• **Instruction**
Restate each line of the listing exactly, without carrying over any pictures.

• **Recorded information**
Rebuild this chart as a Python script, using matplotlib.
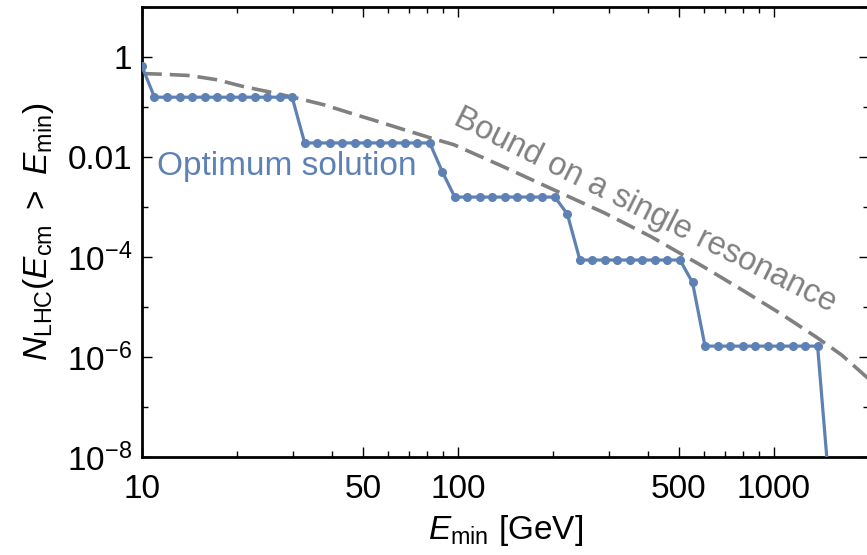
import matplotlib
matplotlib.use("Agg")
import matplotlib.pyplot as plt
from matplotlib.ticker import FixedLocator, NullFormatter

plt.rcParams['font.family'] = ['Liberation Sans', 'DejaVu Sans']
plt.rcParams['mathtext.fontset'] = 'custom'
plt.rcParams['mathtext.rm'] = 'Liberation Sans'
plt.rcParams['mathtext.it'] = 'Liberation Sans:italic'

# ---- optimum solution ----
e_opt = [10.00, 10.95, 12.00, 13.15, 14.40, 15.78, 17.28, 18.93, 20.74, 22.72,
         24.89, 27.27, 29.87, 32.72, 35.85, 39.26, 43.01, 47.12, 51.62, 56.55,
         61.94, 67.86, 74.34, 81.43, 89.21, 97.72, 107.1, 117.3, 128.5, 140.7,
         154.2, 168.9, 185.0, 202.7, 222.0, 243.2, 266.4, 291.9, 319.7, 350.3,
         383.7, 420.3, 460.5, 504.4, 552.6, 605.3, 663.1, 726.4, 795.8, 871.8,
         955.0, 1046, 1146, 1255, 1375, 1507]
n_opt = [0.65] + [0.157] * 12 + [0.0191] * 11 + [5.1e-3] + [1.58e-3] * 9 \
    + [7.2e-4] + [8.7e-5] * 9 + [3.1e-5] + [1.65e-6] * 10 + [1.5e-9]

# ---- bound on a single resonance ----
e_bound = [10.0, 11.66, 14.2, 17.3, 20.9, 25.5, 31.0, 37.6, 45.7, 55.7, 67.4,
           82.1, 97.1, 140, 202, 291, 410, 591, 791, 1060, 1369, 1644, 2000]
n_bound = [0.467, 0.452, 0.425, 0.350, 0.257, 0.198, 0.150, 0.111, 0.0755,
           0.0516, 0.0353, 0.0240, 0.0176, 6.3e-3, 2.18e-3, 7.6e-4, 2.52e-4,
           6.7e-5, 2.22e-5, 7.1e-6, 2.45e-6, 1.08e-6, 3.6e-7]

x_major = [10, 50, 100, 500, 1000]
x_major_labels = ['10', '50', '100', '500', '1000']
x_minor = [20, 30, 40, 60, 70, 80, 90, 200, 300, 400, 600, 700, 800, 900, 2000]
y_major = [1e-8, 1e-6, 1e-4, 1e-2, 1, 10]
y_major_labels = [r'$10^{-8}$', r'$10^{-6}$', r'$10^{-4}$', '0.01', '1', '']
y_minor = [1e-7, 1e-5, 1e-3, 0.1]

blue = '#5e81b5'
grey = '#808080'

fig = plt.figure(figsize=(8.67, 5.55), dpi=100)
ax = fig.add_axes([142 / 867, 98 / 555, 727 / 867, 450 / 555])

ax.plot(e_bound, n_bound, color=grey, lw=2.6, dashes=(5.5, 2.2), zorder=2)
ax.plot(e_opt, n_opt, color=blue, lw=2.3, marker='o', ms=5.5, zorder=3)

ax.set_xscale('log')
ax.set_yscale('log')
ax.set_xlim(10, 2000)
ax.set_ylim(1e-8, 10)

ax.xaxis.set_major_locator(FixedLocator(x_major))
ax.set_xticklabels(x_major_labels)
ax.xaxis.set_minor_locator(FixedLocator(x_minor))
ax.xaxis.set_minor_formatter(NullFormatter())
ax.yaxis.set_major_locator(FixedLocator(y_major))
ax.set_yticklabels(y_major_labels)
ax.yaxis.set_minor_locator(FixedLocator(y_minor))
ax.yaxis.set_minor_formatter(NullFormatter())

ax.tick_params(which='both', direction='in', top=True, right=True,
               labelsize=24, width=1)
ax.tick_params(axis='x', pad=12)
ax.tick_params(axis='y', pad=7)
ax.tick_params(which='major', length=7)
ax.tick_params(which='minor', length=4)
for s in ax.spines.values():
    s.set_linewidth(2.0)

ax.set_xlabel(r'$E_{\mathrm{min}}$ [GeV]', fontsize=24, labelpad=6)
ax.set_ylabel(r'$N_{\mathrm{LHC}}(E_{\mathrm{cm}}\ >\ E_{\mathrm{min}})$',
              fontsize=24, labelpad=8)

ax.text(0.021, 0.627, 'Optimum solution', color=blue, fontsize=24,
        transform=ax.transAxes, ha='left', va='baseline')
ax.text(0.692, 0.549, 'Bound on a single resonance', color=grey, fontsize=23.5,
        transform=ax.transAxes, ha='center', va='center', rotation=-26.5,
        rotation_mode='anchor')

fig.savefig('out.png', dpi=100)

• **Reply**
Rebuild this chart as a Python script, using matplotlib.
import matplotlib
matplotlib.use("Agg")
import matplotlib.pyplot as plt
from matplotlib.ticker import FixedLocator, NullFormatter

plt.rcParams['font.family'] = ['Liberation Sans', 'DejaVu Sans']
plt.rcParams['mathtext.fontset'] = 'custom'
plt.rcParams['mathtext.rm'] = 'Liberation Sans'
plt.rcParams['mathtext.it'] = 'Liberation Sans:italic'

# ---- optimum solution ----
e_opt = [10.00, 10.95, 12.00, 13.15, 14.40, 15.78, 17.28, 18.93, 20.74, 22.72,
         24.89, 27.27, 29.87, 32.72, 35.85, 39.26, 43.01, 47.12, 51.62, 56.55,
         61.94, 67.86, 74.34, 81.43, 89.21, 97.72, 107.1, 117.3, 128.5, 140.7,
         154.2, 168.9, 185.0, 202.7, 222.0, 243.2, 266.4, 291.9, 319.7, 350.3,
         383.7, 420.3, 460.5, 504.4, 552.6, 605.3, 663.1, 726.4, 795.8, 871.8,
         955.0, 1046, 1146, 1255, 1375, 1507]
n_opt = [0.65] + [0.157] * 12 + [0.0191] * 11 + [5.1e-3] + [1.58e-3] * 9 \
    + [7.2e-4] + [8.7e-5] * 9 + [3.1e-5] + [1.65e-6] * 10 + [1.5e-9]

# ---- bound on a single resonance ----
e_bound = [10.0, 11.66, 14.2, 17.3, 20.9, 25.5, 31.0, 37.6, 45.7, 55.7, 67.4,
           82.1, 97.1, 140, 202, 291, 410, 591, 791, 1060, 1369, 1644, 2000]
n_bound = [0.467, 0.452, 0.425, 0.350, 0.257, 0.198, 0.150, 0.111, 0.0755,
           0.0516, 0.0353, 0.0240, 0.0176, 6.3e-3, 2.18e-3, 7.6e-4, 2.52e-4,
           6.7e-5, 2.22e-5, 7.1e-6, 2.45e-6, 1.08e-6, 3.6e-7]

x_major = [10, 50, 100, 500, 1000]
x_major_labels = ['10', '50', '100', '500', '1000']
x_minor = [20, 30, 40, 60, 70, 80, 90, 200, 300, 400, 600, 700, 800, 900, 2000]
y_major = [1e-8, 1e-6, 1e-4, 1e-2, 1, 10]
y_major_labels = [r'$10^{-8}$', r'$10^{-6}$', r'$10^{-4}$', '0.01', '1', '']
y_minor = [1e-7, 1e-5, 1e-3, 0.1]

blue = '#5e81b5'
grey = '#808080'

fig = plt.figure(figsize=(8.67, 5.55), dpi=100)
ax = fig.add_axes([142 / 867, 98 / 555, 727 / 867, 450 / 555])

ax.plot(e_bound, n_bound, color=grey, lw=2.6, dashes=(5.5, 2.2), zorder=2)
ax.plot(e_opt, n_opt, color=blue, lw=2.3, marker='o', ms=5.5, zorder=3)

ax.set_xscale('log')
ax.set_yscale('log')
ax.set_xlim(10, 2000)
ax.set_ylim(1e-8, 10)

ax.xaxis.set_major_locator(FixedLocator(x_major))
ax.set_xticklabels(x_major_labels)
ax.xaxis.set_minor_locator(FixedLocator(x_minor))
ax.xaxis.set_minor_formatter(NullFormatter())
ax.yaxis.set_major_locator(FixedLocator(y_major))
ax.set_yticklabels(y_major_labels)
ax.yaxis.set_minor_locator(FixedLocator(y_minor))
ax.yaxis.set_minor_formatter(NullFormatter())

ax.tick_params(which='both', direction='in', top=True, right=True,
               labelsize=24, width=1)
ax.tick_params(axis='x', pad=12)
ax.tick_params(axis='y', pad=7)
ax.tick_params(which='major', length=7)
ax.tick_params(which='minor', length=4)
for s in ax.spines.values():
    s.set_linewidth(2.0)

ax.set_xlabel(r'$E_{\mathrm{min}}$ [GeV]', fontsize=24, labelpad=6)
ax.set_ylabel(r'$N_{\mathrm{LHC}}(E_{\mathrm{cm}}\ >\ E_{\mathrm{min}})$',
              fontsize=24, labelpad=8)

ax.text(0.021, 0.627, 'Optimum solution', color=blue, fontsize=24,
        transform=ax.transAxes, ha='left', va='baseline')
ax.text(0.692, 0.549, 'Bound on a single resonance', color=grey, fontsize=23.5,
        transform=ax.transAxes, ha='center', va='center', rotation=-26.5,
        rotation_mode='anchor')

fig.savefig('out.png', dpi=100)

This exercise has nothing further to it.